One afternoon, Aaron suggested we find skipping rocks in the yard and then go across to the river to throw them in.
An excellent idea!
We're doing tons of awesome things this Summer. Taking trips to the beach, going into Boston, swimming in Walden Pond, picking fruit, swimming in pools, going to the Newport Folk Festival!, going to the movies, visiting friends... Especially when I was working, I wanted to make sure we packed in as much as possible on the weekends. When it came down to it, though, the biggest thing I really wanted to give my boys was the opportunity to be bored. To stare it down and push past it. To see what they could come up with on their own.

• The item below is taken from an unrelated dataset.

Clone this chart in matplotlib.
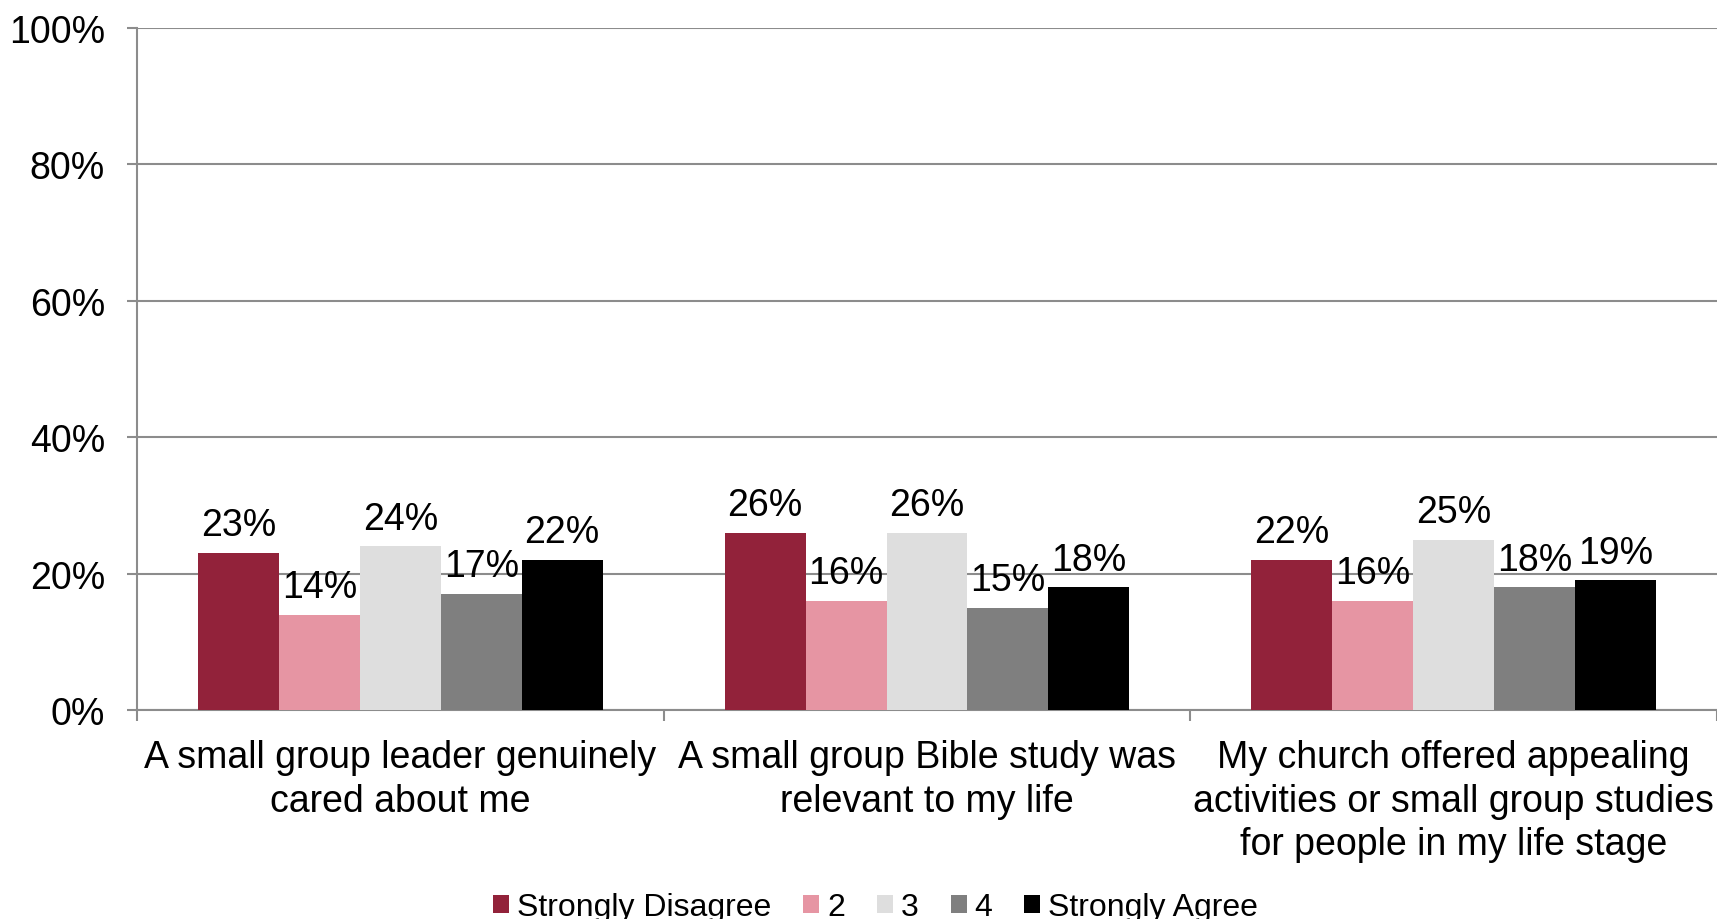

You remember it, don't you? Waking up as a kid, with no agenda, and working to figure out what you wanted to do with your day. For me, my favorite activities were picking berries, building forts, and swimming. The first week of this vacation, Aaron asked me every night what we were going to do the following day. He's a kid who is used to having a schedule. I do try to have one thing planned for the day, even if it's just a visit to the playground, but we've otherwise been pretty open. I've watched him adjust to this, tentatively at first, asking me "Mom but what can we do?". I always have answers, and sometimes I'll offer some suggestions. Often he comes up with something by himself anyway. He's been doing a lot of drawing, reading, watching baseball (baseball camps have been at the fields in our backyard), playing with his next-door neighbor friend, building lego creations, and making up tons of unique "games" with his little brother. It's been really fun to see him get comfortable with these wide-open days. They've been flexing their creative muscles and thinking about the way the world works. You would not believe the questions I've gotten in the past few days alone.
In a few weeks, we will leap back into the school routine, but I'm so thankful that we've been able to give them this gift of time.